Using lambdas, we can improve our calculate function. Instead of hard coding the available operations within the function, we pass a dict with lambda functions as values. This allows us to easily add new operations later:

def calculate(a, b, op, ops={}):
    # Get operation from dict and define noop for non-existing key
    operation = ops.get(op, lambda a, b: None)
    return operation(a, b)
# Define operations
operations = {
    '+': lambda a, b: a + b,
    '-': lambda a, b: a - b,
}
# Let's test
a, b, = 42, 51
assert calculate(a, b, '+', operations) == a + b
assert calculate(a, b, '-', operations) == a - b
# Non-existing key handled gracefully
assert calculate(a, b, '**', operations) == None
# Add a new operation
operations['**'] = lambda a, b: a** b
assert calculate(a, b, '**', operations) == a** b

Higher-order functions in Python

Lambdas are often used in connection with higher-order functions like map() and filter(). This allows the elements of an iterable to be transformed without using loops. The map() function takes a function and an iterable as parameters and executes the function for each element of the iterable. Let’s consider the problem of generating square numbers again:

nums = [3, 5, 7]
squares = map(lambda x: x ** 2, nums)
assert list(squares) == [9, 25, 49]

The filter() function can be used to filter the elements of an iterable.

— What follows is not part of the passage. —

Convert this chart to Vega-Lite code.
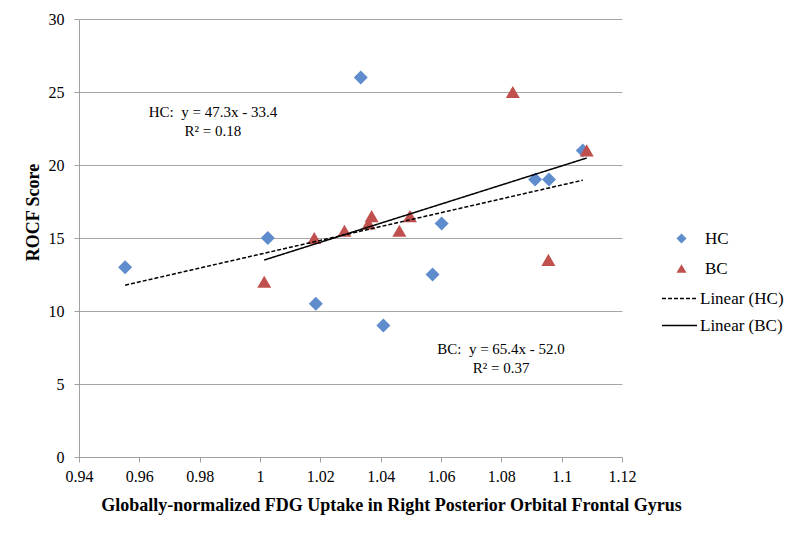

We can extend our example so that only even square numbers are generated:

nums = [1, 2, 3, 4]
squares = list(map(lambda num: num ** 2, nums))
even_squares = filter(lambda square: square % 2 == 0, squares)
assert list(even_squares) == [4, 16]

Iterables, comprehensions and generators

Iterables are a core concept of Python. An iterable is an abstraction over collections whose elements can be output individually. These include strings, tuples, lists and dicts, all of which follow the same rules. The scope of an iterable can be queried with the len() function:

name = 'Walter White'
assert len(name) == 12
people = ['Jim', 'Jack', 'John']
assert len(people) == 3

Building upon iterables, comprehensions are used. These are well suited for functional programming and have largely replaced the use of lambdas with map() and filter().

# List comprehension to create first ten squares
squares = [num ** 2 for num in range(10)]

Lazy evaluation, which is common in purely functional languages, can be implemented in Python with generators. This means that data is only generated when it is accessed. This can save a lot of memory. Below is an example with a generator expression that calculates each square number on access:

# Generator expression to create first ten squares
squares = (num ** 2 for num in range(10))

The yield statement can be used to implement lazy functions in Python. Now, we’ll write a function that returns the positive numbers up to a given limit:

def N(limit):
    n = 1
    while n <= limit:
        yield n
        n += 1

What alternatives are there to Python for functional programming?

Functional programming has been popular for a while and has established itself as a major counterforce to object-oriented programming. The combination of immutable data structures with pure functions leads to code that can be easily parallelized. Functional programming is particularly useful for the transformation of data into data pipelines.

Purely functional languages with strong type systems such as Haskell or the Lisp dialect Clojure are solid options. JavaScript is also considered a functional language at its core. With TypeScript, a modern alternative with strong typing has been made available.